In article , Aidan Karley
.group writes:

A discussion elsewhere lead me to wonder what the temperature
of the CMB was at about the time that Jupiter was forming. (I was
wondering how the different background temperature would affect the
rate at which the initial gravitational infall energy was radiated.)
I'd guess that the temperature is declining exponentially,

Why? Exponential decline of temperature is associated with flow of heat
from a warmer to a cooler body (IIRC this is known as "Newton's law of
cooling"), which is not the case here.

so I
should be able to work out an expression from the decomposition
temperature of hydrogen (ca. 5,000 K ? ), the present age of the
universe (13.7 Gyr) and the present CMB temperature (3.7 K). But it
would only be a guess.

What is the relation between the decomposition temperature of hydrogen
and the formation of Jupiter? Jupiter didn't form as soon as hydrogen
could exist.

Does anyone have an expression that would give the CMB's
temperature as a function of time - either time after the hydrogen
recombination/ big bang, or back from the present day? Doesn't have to
be too accurate - give or take a factor of two would be fine.

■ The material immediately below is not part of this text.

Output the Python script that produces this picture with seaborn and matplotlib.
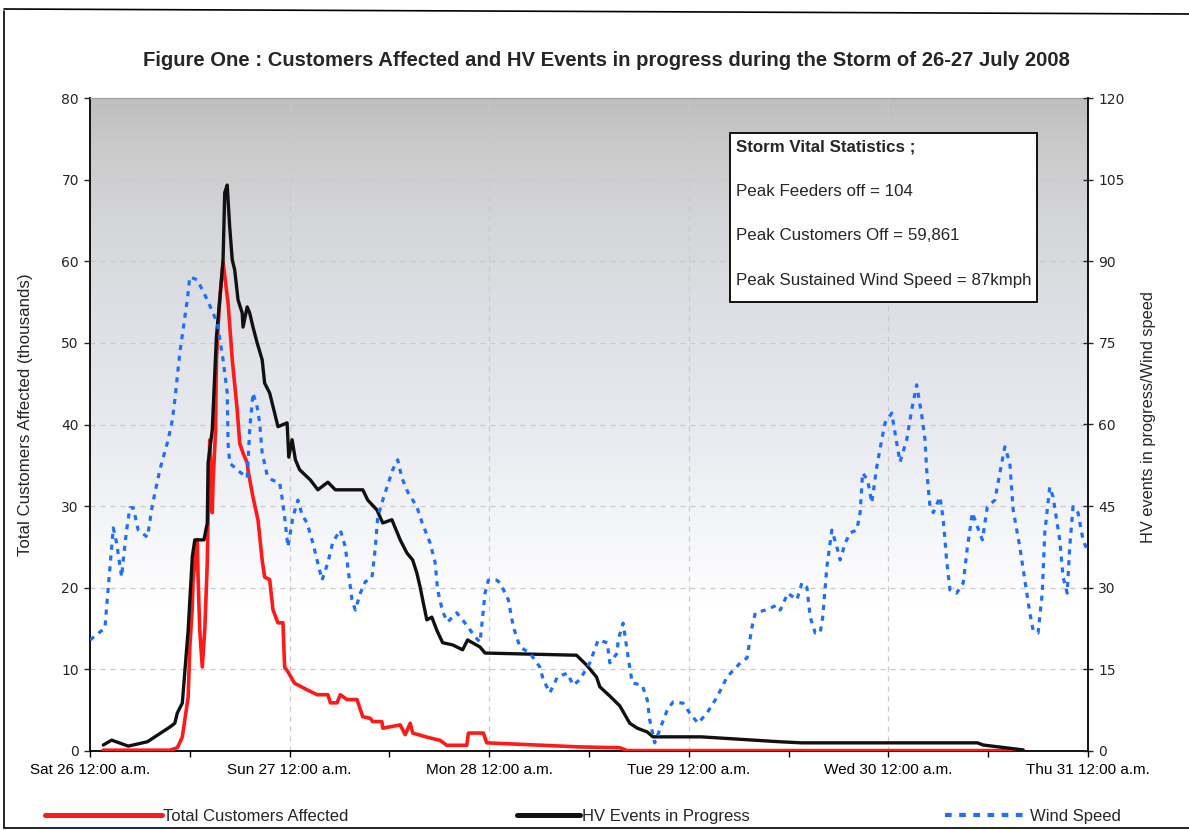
import numpy as np
import matplotlib
matplotlib.use("Agg")
import matplotlib.pyplot as plt
import seaborn as sns
from matplotlib.colors import LinearSegmentedColormap
from matplotlib.lines import Line2D
from matplotlib.patches import Rectangle

# ---------------- data (hours since Sat 26 July 2008 00:00) ----------------
day_tick_labels = ["Sat 26 12:00 a.m.", "Sun 27 12:00 a.m.", "Mon 28 12:00 a.m.",
                   "Tue 29 12:00 a.m.", "Wed 30 12:00 a.m.", "Thu 31 12:00 a.m."]

# Total Customers Affected (thousands) - left axis
cust_hours = [1.6, 9.6, 10.5, 11.1, 11.4, 11.8, 12.0, 12.3, 12.4, 12.9, 13.0, 13.2, 13.5, 13.8,
              14.1, 14.2, 14.4, 14.7, 14.8, 15.1, 15.2, 15.4, 15.6, 16.0, 16.6, 17.1, 17.7,
              18.0, 18.4, 18.9, 19.0, 19.6, 20.2, 20.7, 21.0, 21.6, 22.0, 22.6, 23.2, 23.4,
              23.8, 24.6, 26.1, 27.3, 28.6, 28.9, 29.7, 30.1, 30.9, 32.1, 32.8, 33.7, 34.0,
              35.1, 35.2, 37.3, 37.9, 38.5, 38.8, 40.5, 42.1, 42.9, 45.3, 45.5, 47.3, 47.7,
              58.9, 63.7, 64.6, 80.0, 112.2]
cust_values = [0.1, 0.1, 0.4, 1.7, 3.8, 6.6, 12.7, 17.6, 21.0, 25.9, 21.0, 14.8, 10.3, 14.8,
               23.0, 29.2, 38.1, 29.2, 33.0, 39.3, 47.9, 52.0, 55.3, 59.9, 54.9, 48.0, 41.8,
               37.7, 36.5, 35.3, 34.4, 31.1, 28.3, 23.4, 21.3, 21.0, 17.3, 15.7, 15.7, 10.3,
               9.7, 8.3, 7.5, 6.9, 6.9, 5.9, 5.9, 6.9, 6.3, 6.3, 4.2, 4.0, 3.6,
               3.6, 2.8, 3.2, 2.0, 3.4, 2.2, 1.7, 1.3, 0.7, 0.7, 2.2, 2.2, 1.0,
               0.5, 0.4, 0.05, 0.05, 0.05]

# HV Events in Progress - right axis
hv_hours = [1.6, 2.6, 4.6, 6.9, 8.1, 9.6, 10.2, 10.5, 11.1, 11.8, 12.3, 12.6, 13.7, 14.1,
            14.2, 14.7, 15.2, 15.6, 16.0, 16.2, 16.5, 16.6, 16.8, 17.1, 17.4, 17.8, 18.3,
            18.4, 18.9, 19.2, 19.6, 20.1, 20.7, 21.0, 21.6, 22.2, 22.6, 23.7, 23.9, 24.3,
            24.7, 25.2, 26.5, 27.4, 28.6, 29.5, 32.8, 33.4, 34.5, 35.2, 36.3, 37.3, 38.1,
            38.8, 39.3, 39.7, 40.0, 40.5, 41.1, 41.7, 42.4, 43.6, 44.8, 45.4, 46.9, 47.5,
            58.5, 59.7, 60.9, 61.3, 62.5, 63.7, 64.9, 65.8, 67.0, 67.7, 73.5, 82.9, 85.6,
            106.7, 107.4, 112.2]
hv_values = [1.1, 2.0, 0.9, 1.7, 2.9, 4.4, 5.1, 7.0, 8.8, 22.2, 35.7, 38.8, 38.8, 41.9,
             52.9, 59.0, 76.1, 82.9, 90.3, 102.6, 104.0, 101.3, 96.3, 90.3, 88.4, 82.9, 80.5,
             77.9, 81.6, 80.5, 77.9, 75.0, 71.9, 67.6, 65.8, 62.1, 59.6, 60.3, 54.0, 57.2,
             53.5, 51.7, 49.8, 48.0, 49.4, 48.0, 48.0, 46.1, 44.3, 41.9, 42.5, 38.8, 36.4,
             35.1, 32.7, 30.1, 27.8, 24.1, 24.6, 22.2, 19.9, 19.5, 18.6, 20.4, 19.1, 18.0,
             17.6, 15.8, 13.6, 11.8, 10.1, 8.3, 5.1, 4.2, 3.5, 2.6, 2.6, 1.7, 1.5,
             1.5, 1.1, 0.2]

# Wind Speed (km/h) - right axis
wind_hours = [0, 1.8, 2.0, 2.4, 2.8, 3.2, 3.8, 4.0, 4.4, 4.8,
              5.2, 5.8, 6.9, 7.5, 8.4, 9.4, 9.9, 10.2, 10.8, 11.7,
              12.0, 12.9, 14.1, 15.3, 16.0, 16.5, 16.6, 16.8, 18.0, 18.9,
              19.2, 19.6, 20.1, 20.4, 20.7, 21.3, 21.9, 22.8, 23.1, 23.4,
              23.8, 24.4, 25.0, 25.5, 26.1, 26.8, 27.3, 27.9, 28.6, 29.2,
              30.1, 30.7, 31.0, 31.5, 31.9, 32.5, 33.1, 33.9, 34.3, 34.6,
              35.2, 36.4, 37.0, 37.5, 38.2, 39.3, 39.9, 40.9, 41.5, 41.8,
              42.4, 43.0, 44.1, 45.1, 46.3, 46.9, 47.5, 47.9, 48.9, 49.3,
              50.3, 50.9, 51.7, 52.9, 54.1, 54.5, 55.3, 56.2, 57.4, 58.1,
              58.9, 60.1, 61.1, 62.2, 62.5, 63.4, 63.5, 64.1, 64.7, 65.2,
              66.4, 67.0, 67.3, 67.9, 68.5, 69.4, 70.1, 71.3, 72.1, 73.1,
              74.2, 75.4, 76.6, 78.2, 79.0, 79.6, 80.0, 81.2, 82.6, 83.0,
              83.9, 85.0, 85.6, 86.2, 86.6, 87.2, 87.8, 88.1, 88.6, 89.2,
              89.8, 90.2, 90.8, 91.4, 92.2, 92.6, 92.9, 93.5, 94.0, 94.6,
              95.2, 95.6, 96.4, 97.0, 97.4, 98.2, 98.8, 99.4, 100.0, 100.4,
              100.6, 101.0, 101.4, 102.2, 102.6, 103.0, 103.4, 104.2, 105.0, 105.5,
              106.1, 106.7, 107.3, 107.9, 108.8, 109.4, 110.0, 110.6, 111.0, 111.8,
              112.4, 113.0, 113.4, 114.0, 114.5, 114.8, 115.4, 115.8, 116.6, 117.0,
              117.5, 117.8, 118.2, 118.8, 119.4, 120.0]
wind_values = [20.4, 22.6, 26.5, 33.8, 41.0, 38.2, 32.0, 35.1, 40.6, 44.7,
               44.7, 40.6, 39.3, 45.2, 51.7, 57.2, 60.8, 64.5, 73.2, 82.9,
               87.1, 86.6, 82.9, 78.7, 71.9, 65.8, 56.6, 52.9, 51.3, 50.2,
               59.0, 65.8, 63.2, 60.3, 54.8, 50.7, 49.8, 49.3, 46.5, 43.0,
               37.5, 43.0, 46.1, 43.4, 41.9, 38.2, 35.1, 31.4, 34.6, 38.4,
               40.6, 37.5, 33.8, 27.8, 25.9, 29.0, 31.1, 31.8, 37.3, 43.0,
               46.1, 51.7, 53.5, 50.2, 47.6, 44.9, 42.1, 38.2, 34.6, 29.6,
               25.6, 23.7, 25.4, 23.5, 21.0, 20.0, 29.0, 31.4, 31.4, 30.9,
               27.8, 22.8, 19.1, 18.0, 15.4, 13.1, 10.7, 13.6, 14.3, 12.1,
               13.1, 16.2, 20.4, 19.9, 16.2, 18.0, 20.4, 23.5, 17.3, 12.5,
               12.1, 9.4, 5.7, 1.5, 3.9, 7.5, 9.0, 8.8, 7.0, 5.1,
               7.0, 9.9, 13.6, 16.2, 17.1, 22.8, 25.4, 25.9, 26.8, 25.9,
               29.0, 27.8, 30.9, 30.1, 24.6, 21.7, 21.7, 24.6, 33.8, 40.6,
               37.5, 35.1, 38.2, 40.1, 40.6, 43.8, 51.1, 49.8, 45.6, 52.2,
               57.2, 60.3, 62.1, 56.6, 53.1, 57.2, 62.7, 67.3, 61.8, 57.2,
               51.7, 44.9, 43.8, 46.7, 42.5, 35.1, 29.6, 29.0, 30.9, 37.5,
               43.8, 41.2, 38.8, 44.9, 46.1, 51.1, 55.9, 52.9, 44.3, 37.5,
               31.4, 25.4, 22.2, 21.7, 29.0, 40.1, 48.5, 46.7, 38.8, 32.0,
               29.0, 37.5, 44.9, 43.8, 38.8, 36.6]

stats_lines = ["Storm Vital Statistics ;", "Peak Feeders off = 104",
               "Peak Customers Off = 59,861", "Peak Sustained Wind Speed = 87kmph"]

title = "Figure One : Customers Affected and HV Events in progress during the Storm of 26-27 July 2008"

# ---------------- styling ----------------
sns.set_style("ticks")
plt.rcParams["font.family"] = ["Liberation Sans", "DejaVu Sans"]

SANS = ["Liberation Sans", "DejaVu Sans"]
VERD = ["DejaVu Sans"]
RED = "#ff1a1a"
BLACK = "#111111"
BLUE = "#1f6fff"

W, H = 1189, 830
fig = plt.figure(figsize=(W / 100, H / 100), dpi=100)
fig.patch.set_facecolor("white")


def fx(px):
    return px / W


def fy(py):
    return 1 - py / H


ax = fig.add_axes([fx(90), fy(751), fx(1088) - fx(90), fy(98) - fy(751)])
ax2 = ax.twinx()

# gradient background
stops = [(0.0, "#ffffff"), (0.22, "#ffffff"), (0.36, "#f3f4f7"), (0.52, "#e6e8ee"),
         (0.68, "#dddfe4"), (0.82, "#d4d5d8"), (0.93, "#cacacb"), (1.0, "#bebebe")]
cmap = LinearSegmentedColormap.from_list("bg", stops)
grad = np.linspace(0, 1, 256).reshape(-1, 1)
ax.imshow(grad, extent=[0, 1, 0, 1], transform=ax.transAxes, cmap=cmap,
          aspect="auto", origin="lower", zorder=0, interpolation="bicubic")

# lines
sns.lineplot(x=cust_hours, y=cust_values, ax=ax, color=RED, linewidth=2.6,
             estimator=None, sort=False, zorder=3)
sns.lineplot(x=hv_hours, y=hv_values, ax=ax2, color=BLACK, linewidth=2.4,
             estimator=None, sort=False, zorder=3)
sns.lineplot(x=wind_hours, y=wind_values, ax=ax2, color=BLUE, linewidth=2.3,
             linestyle=(0, (1.6, 1.8)), estimator=None, sort=False, zorder=4)

# axes limits / ticks
ax.set_xlim(0, 120)
ax.set_ylim(0, 80)
ax2.set_ylim(0, 120)
day_ticks = np.arange(0, 121, 24)
ax.set_xticks(day_ticks)
ax.set_xticks(np.arange(12, 120, 24), minor=True)
ax.set_xticklabels(day_tick_labels)
ax.set_yticks(np.arange(0, 81, 10))
ax2.set_yticks(np.arange(0, 121, 15))

ax.tick_params(axis="x", which="both", direction="out", length=4, width=1, pad=5,
               labelsize=11, colors="black")
ax.tick_params(axis="y", direction="out", length=4, width=1, labelsize=10, pad=4)
ax2.tick_params(axis="y", direction="inout", length=7, width=1, labelsize=10, pad=4)
for lbl in ax.get_xticklabels():
    lbl.set_fontfamily(SANS)
for lbl in ax.get_yticklabels() + ax2.get_yticklabels():
    lbl.set_fontfamily(VERD)

# grid
for v in np.arange(10, 80, 10):
    ax.axhline(v, color="#c9c9c9", lw=0.9, ls=(0, (4, 4)), zorder=1)
for d in day_ticks[1:-1]:
    ax.axvline(d, color="#c9c9c9", lw=0.9, ls=(0, (4, 4)), zorder=1)

for s in ["left", "bottom"]:
    ax.spines[s].set_color("black")
    ax.spines[s].set_linewidth(1.3)
ax.spines["top"].set_color("#9a9a9a")
ax.spines["right"].set_visible(False)
for s in ["left", "top", "bottom"]:
    ax2.spines[s].set_visible(False)
ax2.spines["right"].set_color("black")
ax2.spines["right"].set_linewidth(1.3)

ax.set_xlabel("")
ax.set_ylabel("Total Customers Affected (thousands)", fontsize=12.2)
ax.yaxis.set_label_coords(-0.057, 0.515)
ax2.set_ylabel("HV events in progress/Wind speed", fontsize=11.8, rotation=90)
ax2.yaxis.set_label_coords(1.053, 0.511)

# title
fig.text(fx(606), fy(60), title, ha="center", va="center", fontsize=14.6,
         fontweight="bold", family=SANS)

# statistics box
fig.add_artist(Rectangle((fx(730), fy(302)), fx(1037) - fx(730), (302 - 133) / H,
                         transform=fig.transFigure, facecolor="white",
                         edgecolor="black", lw=1.3, zorder=5))
for i, (txt, ypx) in enumerate(zip(stats_lines, [147, 191, 236, 281])):
    fig.text(fx(736), fy(ypx), txt, ha="left", va="center", fontsize=12.2,
             fontweight="bold" if i == 0 else "normal", zorder=6)

# legends
legend_specs = [
    (Line2D([], [], color=RED, lw=3.6), "Total Customers Affected", 45, 7.0),
    (Line2D([], [], color=BLACK, lw=3.6), "HV Events in Progress", 517, 3.8),
    (Line2D([], [], color=BLUE, lw=3.0, ls=(0, (1.6, 1.8))), "Wind Speed", 945, 5.0),
]
for handle, label, xpx, hl in legend_specs:
    fig.legend(handles=[handle], labels=[label], loc="center left",
               bbox_to_anchor=(fx(xpx), fy(816)), frameon=False, handlelength=hl,
               handletextpad=0.1, borderpad=0, borderaxespad=0,
               prop={"family": SANS, "size": 12})

# outer border
fig.add_artist(Line2D([fx(4), fx(4)], [fy(11), fy(828)], transform=fig.transFigure,
                      color="black", lw=1.2))
fig.add_artist(Line2D([fx(4), 1.0], [fy(9), fy(14)], transform=fig.transFigure,
                      color="black", lw=1.2))
fig.add_artist(Line2D([fx(4), 1.0], [fy(828), fy(828)], transform=fig.transFigure,
                      color="black", lw=1.2))

fig.savefig("out.png", dpi=100)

The temperature is inversely proportional to the scale factor. Thus, if
the universe doubles in size, the temperature is half of what it was.
If you know the epoch at which Jupiter was being formed, you can then
work out the increase in the scale factor since then, and from that can
easily calculate the temperature.

The difficult part is the increase of scale factor with time. This
depends on the cosmological parameters. However, they are relatively
well known.

Ned Wright's cosmology calculator might be interesting to look at.

For some theory on how the temperature of the CMB evolves, see the first
part of chapter 8 of Berry's COSMOLOGY AND GRAVITATION.

Interestingly, since spectra are influenced by the ambient temperature,
one can actually OBSERVE what the temperature was at high redshift,
rather than just calculating it.

The present temperature is approximately 2.7, not 3.7.

Very roughly, Jupiter formed when the universe was about 2/3 of its
present age. Since then, the rate of expansion has, on average, been
roughly linear (to a first approximation). So, roughly, 4 K.